History

British East India Company
- Namesake: Ariadne
- Builder: John Laird, Birkenhead Iron Works
- Launched: December 1839
- Fate: Foundered 23 June 1842

General characteristics
- Type: Steam paddle sloop
- Tons burthen: 432 (bm)
- Length: 139 ft (42.4 m)
- Beam: 26 ft (7.9 m)
- Propulsion: 70hp steam engine
- Armament: 3 guns

= INS Ariadne =

East India Company ship

INS Ariadne was a flat-bottomed iron paddle steamer built in England in 1839 for the Indian Navy of the Bombay Government of the British East India Company. She was shipped to India in pieces and assembled at the Bombay Dockyard in 1840. She sailed from India to join the British fleet off Shanghai, China, during the First Opium War but was damaged and later foundered on 23 June 1842.

==Origin==
Ariadne and Medusa were sent out because of the outbreak of war with China.
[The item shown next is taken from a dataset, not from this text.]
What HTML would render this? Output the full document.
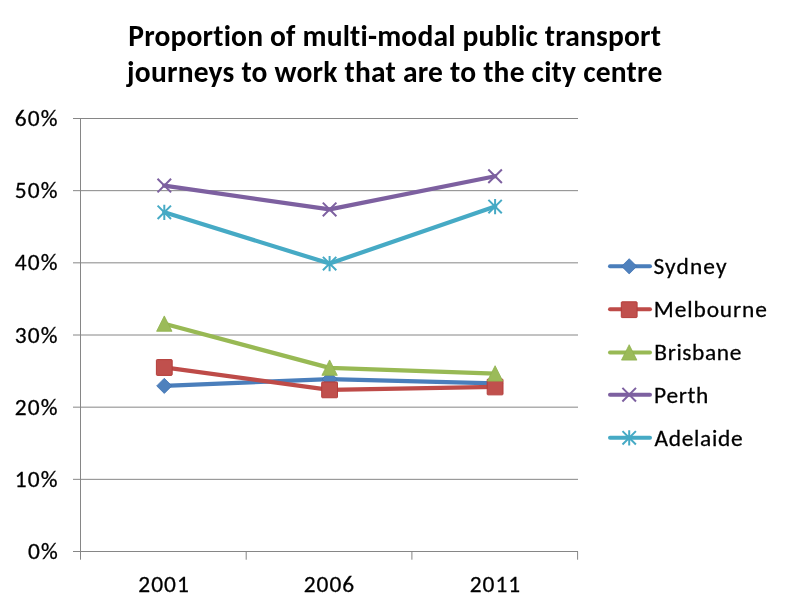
<!DOCTYPE html>
<html><head><meta charset="utf-8"><title>Proportion of multi-modal public transport journeys to work that are to the city centre</title>
<style>
html,body{margin:0;padding:0;background:#fff;}
body{width:790px;height:613px;overflow:hidden;}
svg{display:block;will-change:transform;}
text{font-family:Carlito,Calibri,"Liberation Sans",sans-serif;fill:#000;font-variant-ligatures:none;font-feature-settings:"liga" 0,"clig" 0;}
.ax{font-size:23.4px;stroke:#000;stroke-width:0.28px;}
.ti{font-size:29.5px;font-weight:bold;}
.g{stroke:#868686;stroke-width:1;}
</style></head><body>
<svg width="790" height="613" viewBox="0 0 790 613">

<line x1="73" y1="118.50" x2="578.0" y2="118.50" class="g"/>
<line x1="73" y1="190.67" x2="578.0" y2="190.67" class="g"/>
<line x1="73" y1="262.83" x2="578.0" y2="262.83" class="g"/>
<line x1="73" y1="335.00" x2="578.0" y2="335.00" class="g"/>
<line x1="73" y1="407.17" x2="578.0" y2="407.17" class="g"/>
<line x1="73" y1="479.33" x2="578.0" y2="479.33" class="g"/>
<line x1="73" y1="551.50" x2="578.0" y2="551.50" class="g"/>
<line x1="80.5" y1="118.0" x2="80.5" y2="559.7" class="g"/>
<line x1="246.20" y1="551.5" x2="246.20" y2="559.7" class="g"/>
<line x1="411.90" y1="551.5" x2="411.90" y2="559.7" class="g"/>
<line x1="577.60" y1="551.5" x2="577.60" y2="559.7" class="g"/>
<path d="M164.30 385.88L329.60 379.02L495.10 383.35" fill="none" stroke="#4A7EBB" stroke-width="4.25" stroke-linejoin="round" stroke-linecap="round"/>
<path d="M156.70 385.88L164.30 378.28L171.90 385.88L164.30 393.48Z" fill="#4F81BD" stroke="#3F72B3" stroke-width="0.8" stroke-linejoin="round"/>
<path d="M322.00 379.02L329.60 371.42L337.20 379.02L329.60 386.62Z" fill="#4F81BD" stroke="#3F72B3" stroke-width="0.8" stroke-linejoin="round"/>
<path d="M487.50 383.35L495.10 375.75L502.70 383.35L495.10 390.95Z" fill="#4F81BD" stroke="#3F72B3" stroke-width="0.8" stroke-linejoin="round"/>
<path d="M164.30 367.48L329.60 389.85L495.10 386.96" fill="none" stroke="#BE4B48" stroke-width="4.25" stroke-linejoin="round" stroke-linecap="round"/>
<rect x="156.40" y="359.58" width="15.8" height="15.8" rx="0.8" fill="#C0504D" stroke="#B43D3A" stroke-width="1"/>
<rect x="321.70" y="381.95" width="15.8" height="15.8" rx="0.8" fill="#C0504D" stroke="#B43D3A" stroke-width="1"/>
<rect x="487.20" y="379.06" width="15.8" height="15.8" rx="0.8" fill="#C0504D" stroke="#B43D3A" stroke-width="1"/>
<path d="M164.30 323.81L329.60 367.84L495.10 373.61" fill="none" stroke="#98B954" stroke-width="4.25" stroke-linejoin="round" stroke-linecap="round"/>
<path d="M164.30 315.91L172.00 331.31L156.60 331.31Z" fill="#9BBB59" stroke="#8FB14E" stroke-width="0.8" stroke-linejoin="round"/>
<path d="M329.60 359.94L337.30 375.34L321.90 375.34Z" fill="#9BBB59" stroke="#8FB14E" stroke-width="0.8" stroke-linejoin="round"/>
<path d="M495.10 365.71L502.80 381.11L487.40 381.11Z" fill="#9BBB59" stroke="#8FB14E" stroke-width="0.8" stroke-linejoin="round"/>
<path d="M164.30 185.61L329.60 209.43L495.10 176.23" fill="none" stroke="#7D60A0" stroke-width="4.25" stroke-linejoin="round" stroke-linecap="round"/>
<path d="M157.50 178.81L171.10 192.41M171.10 178.81L157.50 192.41" stroke="#7D60A0" stroke-width="2" fill="none"/>
<path d="M322.80 202.63L336.40 216.23M336.40 202.63L322.80 216.23" stroke="#7D60A0" stroke-width="2" fill="none"/>
<path d="M488.30 169.43L501.90 183.03M501.90 169.43L488.30 183.03" stroke="#7D60A0" stroke-width="2" fill="none"/>
<path d="M164.30 212.32L329.60 263.56L495.10 206.54" fill="none" stroke="#46AAC5" stroke-width="4.25" stroke-linejoin="round" stroke-linecap="round"/>
<path d="M157.60 205.62L171.00 219.02M171.00 205.62L157.60 219.02M164.30 204.72L164.30 219.92" stroke="#46AAC5" stroke-width="2" fill="none"/>
<path d="M322.90 256.86L336.30 270.25M336.30 256.86L322.90 270.25M329.60 255.96L329.60 271.16" stroke="#46AAC5" stroke-width="2" fill="none"/>
<path d="M488.40 199.84L501.80 213.24M501.80 199.84L488.40 213.24M495.10 198.94L495.10 214.14" stroke="#46AAC5" stroke-width="2" fill="none"/>
<line x1="610" y1="266.3" x2="650" y2="266.3" stroke="#4A7EBB" stroke-width="4" stroke-linecap="round"/>
<path d="M621.60 266.30L629.20 258.70L636.80 266.30L629.20 273.90Z" fill="#4F81BD" stroke="#3F72B3" stroke-width="0.8" stroke-linejoin="round"/>
<line x1="610" y1="309.2" x2="650" y2="309.2" stroke="#BE4B48" stroke-width="4" stroke-linecap="round"/>
<rect x="621.30" y="301.80" width="15.8" height="15.8" rx="0.8" fill="#C0504D" stroke="#B43D3A" stroke-width="1"/>
<line x1="610" y1="352.6" x2="650" y2="352.6" stroke="#98B954" stroke-width="4" stroke-linecap="round"/>
<path d="M629.20 344.70L636.90 360.10L621.50 360.10Z" fill="#9BBB59" stroke="#8FB14E" stroke-width="0.8" stroke-linejoin="round"/>
<line x1="610" y1="394.7" x2="650" y2="394.7" stroke="#7D60A0" stroke-width="4" stroke-linecap="round"/>
<path d="M622.40 387.90L636.00 401.50M636.00 387.90L622.40 401.50" stroke="#7D60A0" stroke-width="2" fill="none"/>
<line x1="610" y1="437.8" x2="650" y2="437.8" stroke="#46AAC5" stroke-width="4" stroke-linecap="round"/>
<path d="M622.50 431.10L635.90 444.50M635.90 431.10L622.50 444.50M629.20 430.20L629.20 445.40" stroke="#46AAC5" stroke-width="2" fill="none"/>
<text class="ti" x="128.24" y="45.60" textLength="532.77" lengthAdjust="spacing">Proportion of multi-modal public transport</text>
<text class="ti" x="127.08" y="81.60" textLength="535.16" lengthAdjust="spacing">journeys to work that are to the city centre</text>
<text class="ax" x="14.77" y="126.00" textLength="42.74" lengthAdjust="spacing">60%</text>
<text class="ax" x="14.77" y="198.17" textLength="42.74" lengthAdjust="spacing">50%</text>
<text class="ax" x="14.77" y="270.33" textLength="42.74" lengthAdjust="spacing">40%</text>
<text class="ax" x="14.77" y="342.50" textLength="42.74" lengthAdjust="spacing">30%</text>
<text class="ax" x="14.77" y="414.67" textLength="42.74" lengthAdjust="spacing">20%</text>
<text class="ax" x="14.77" y="486.83" textLength="42.74" lengthAdjust="spacing">10%</text>
<text class="ax" x="27.92" y="559.00" textLength="29.73" lengthAdjust="spacing">0%</text>
<text class="ax" x="138.36" y="591.70" textLength="50.42" lengthAdjust="spacing">2001</text>
<text class="ax" x="303.70" y="591.70" textLength="50.42" lengthAdjust="spacing">2006</text>
<text class="ax" x="469.71" y="591.70" textLength="50.42" lengthAdjust="spacing">2011</text>
<text class="ax" x="653.52" y="273.80" textLength="73.04" lengthAdjust="spacing">Sydney</text>
<text class="ax" x="653.87" y="316.50" textLength="112.96" lengthAdjust="spacing">Melbourne</text>
<text class="ax" x="654.34" y="359.50" textLength="87.00" lengthAdjust="spacing">Brisbane</text>
<text class="ax" x="654.12" y="402.60" textLength="54.18" lengthAdjust="spacing">Perth</text>
<text class="ax" x="654.45" y="445.60" textLength="88.18" lengthAdjust="spacing">Adelaide</text>
</svg>
</body></html>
The Bombay Dockyard's steam department assembled the two vessels.

==Fate==
On 8 June 1842 the British fleet rendezvoused off the Amherst Rocks. Ariadne, Lieutenant John Roberts, had recently come out from India to join the fleet. She struck on the point of a rock 71/4 miles W by S1/4S from the Amherst Rocks. The rock, which became known for a time as Ariadne Rock, had three to five feet of water on it at the time of the accident.

Striking the rock knocked a hole in Ariadnes bottom and the engine-room compartment filled with water. Lieutenant Roberts promptly got a sail under her bottom. Once the leak was under control, towed Ariadne to Chusan; Sesostris then returned to the fleet.

When Ariadne arrived at Chusan she was run ashore for repairs. Lieutenant Roberts imprudently refloated her on the night of 23 June. She then slid off a mud bank and sank in ten fathoms of water. Her officers and crew escaped, but three Chinese drowned. It was found impossible to raise her. The EIC suspended Roberts from duty.